Most films would end with the bombs dropping, for Threads, it’s only halfway. The film then charts the days, weeks, months and eventually a decade after the bombs fall. The grimy production design, gritty visuals and naturalistic acting all combine in this second half to present us with a realistic and believable depiction of what a post-apocalyptic Britain could look like. And it is the stuff of your worst nightmares.
Cities are no more than irradiated graveyards and the countryside is a barely inhabitable wasteland littered with the desperate and dying. A government still exists in Britain, but it’s a police state that shoots first and asks questions later. By the film’s close, Britain has devolved into a kind of Medieval state where food is currency, children are akin to feral animals and babies born are likely to be deformed if they’re lucky enough to even survive.
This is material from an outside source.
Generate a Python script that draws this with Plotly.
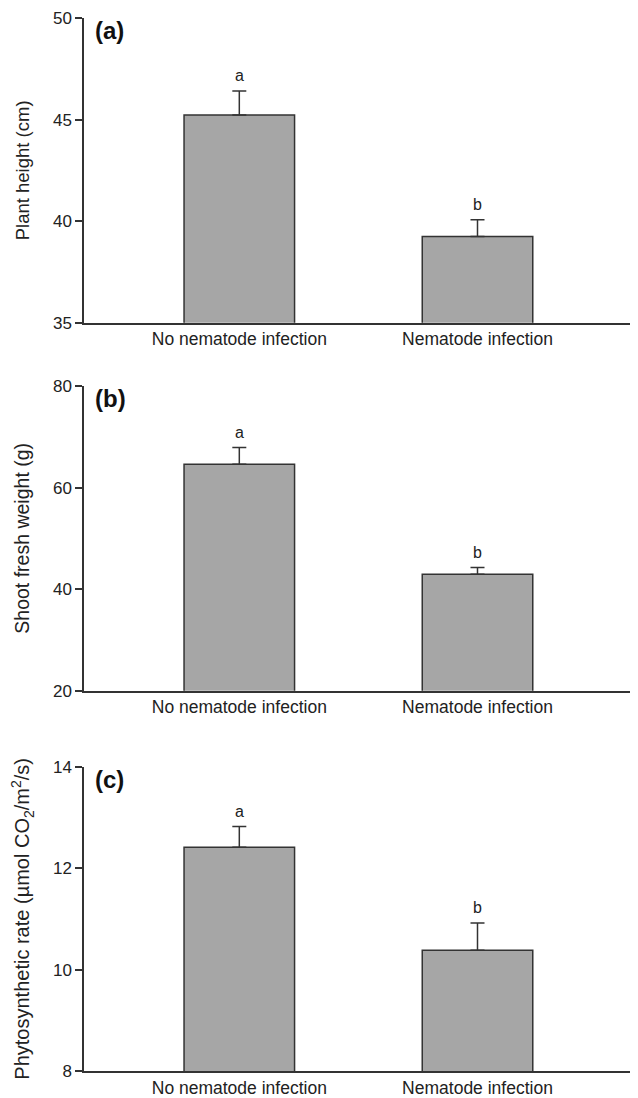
import plotly.graph_objects as go
from plotly.subplots import make_subplots

categories = ["No nematode infection", "Nematode infection"]
plant_height = [45.23, 39.24]
plant_height_err = [1.18, 0.83]
shoot_weight = [64.6, 42.95]
shoot_weight_err = [3.27, 1.3]
photo_rate = [12.41, 10.38]
photo_rate_err = [0.41, 0.54]
sig_letters = ["a", "b"]

panels = [
    dict(vals=plant_height, err=plant_height_err, rng=[35, 50], dtick=5,
         title="Plant height (cm)", tag="(a)", tsize=18.5),
    dict(vals=shoot_weight, err=shoot_weight_err, rng=[20, 80], dtick=20,
         title="Shoot fresh weight (g)", tag="(b)", tsize=19.5),
    dict(vals=photo_rate, err=photo_rate_err, rng=[8, 14], dtick=2,
         title="Phytosynthetic rate (µmol CO<sub>2</sub>/m<sup>2</sup>/s)", tag="(c)", tsize=20),
]

# page body has an 8px margin; lay the figure out in page coordinates minus 8
OFF = 8
W, H = 638 - OFF, 1098 - OFF
px_domains = [(18, 322.7), (386, 690.7), (766.7, 1071)]
domains = [[1 - (b - OFF) / H, 1 - (t - OFF) / H] for t, b in px_domains]

FONT = "Liberation Sans, Arial, sans-serif"
DARK = "#333333"

fig = make_subplots(rows=3, cols=1)

for i, p in enumerate(panels, start=1):
    fig.add_trace(go.Bar(
        x=categories, y=p["vals"], width=0.464,
        marker=dict(color="#a6a6a6", line=dict(color=DARK, width=1.5)),
        error_y=dict(type="data", array=p["err"], arrayminus=[0, 0], symmetric=False,
                     color=DARK, thickness=1.5, width=7),
        showlegend=False,
    ), row=i, col=1)
    base = p["rng"][0]
    fig.update_yaxes(range=p["rng"], dtick=p["dtick"], tick0=base, row=i, col=1,
                     showline=True, linecolor=DARK, linewidth=1.5,
                     ticks="outside", ticklen=7, tickwidth=1.5, tickcolor=DARK,
                     showgrid=False, zeroline=False,
                     tickfont=dict(family=FONT, size=17, color="#222"),
                     title=dict(text=p["title"], font=dict(family=FONT, size=p["tsize"], color="#222"),
                                standoff=18),
                     automargin=False)
    fig.update_xaxes(range=[-0.652, 1.657], row=i, col=1,
                     showline=True, linecolor=DARK, linewidth=1.5,
                     ticks="", showgrid=False, zeroline=False,
                     tickfont=dict(family=FONT, size=17.5, color="#222"),
                     automargin=False)
    yref = "y" if i == 1 else f"y{i}"
    xref = "x" if i == 1 else f"x{i}"
    for c, v, e, s in zip(categories, p["vals"], p["err"], sig_letters):
        fig.add_annotation(x=c, y=v + e, xref=xref, yref=yref, text=s, showarrow=False,
                           yanchor="middle", yshift=15,
                           font=dict(family=FONT, size=16, color="#222"))
    fig.add_annotation(x=0.016, y=1.0, xref=f"{xref} domain", yref=f"{yref} domain",
                       text=f"<b>{p['tag']}</b>", showarrow=False,
                       xanchor="left", yanchor="middle", yshift=-13,
                       font=dict(family=FONT, size=24, color="#111"))

layout_domains = {}
for i, d in enumerate(domains, start=1):
    key = "yaxis" if i == 1 else f"yaxis{i}"
    layout_domains[key] = dict(domain=d)
fig.update_layout(**layout_domains)

fig.update_layout(
    width=W, height=H,
    margin=dict(l=84 - OFF, r=4, t=0, b=0),
    plot_bgcolor="white", paper_bgcolor="white",
)

fig.write_html("out.html")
Suffice to say, Threads, especially in its second half, is easily one of the bleakest films ever made. Some films might give the viewer something sense of optimism to cling on to. Some kind of last-minute moment of hope that the future might just be brighter and that humanity will eventually dust itself off and rebuild. Threads has none of that. It’s a dark, bleak story that shows that once the bomb falls the show is over for humanity.
Bleak, depressing and horrifying, Threads is possibly one of the most frightening and depressing films I’ve ever seen. A film that, I feel, manages to show better than no other film before or since, that in a nuclear war there are no winners. There is only annihilation.
While some of you will find this film to be just a bit too much to get any kind of enjoyment out of (this isn’t that kind of film) I strongly feel that Threads is one film that I feel everyone should watch at least once in their life.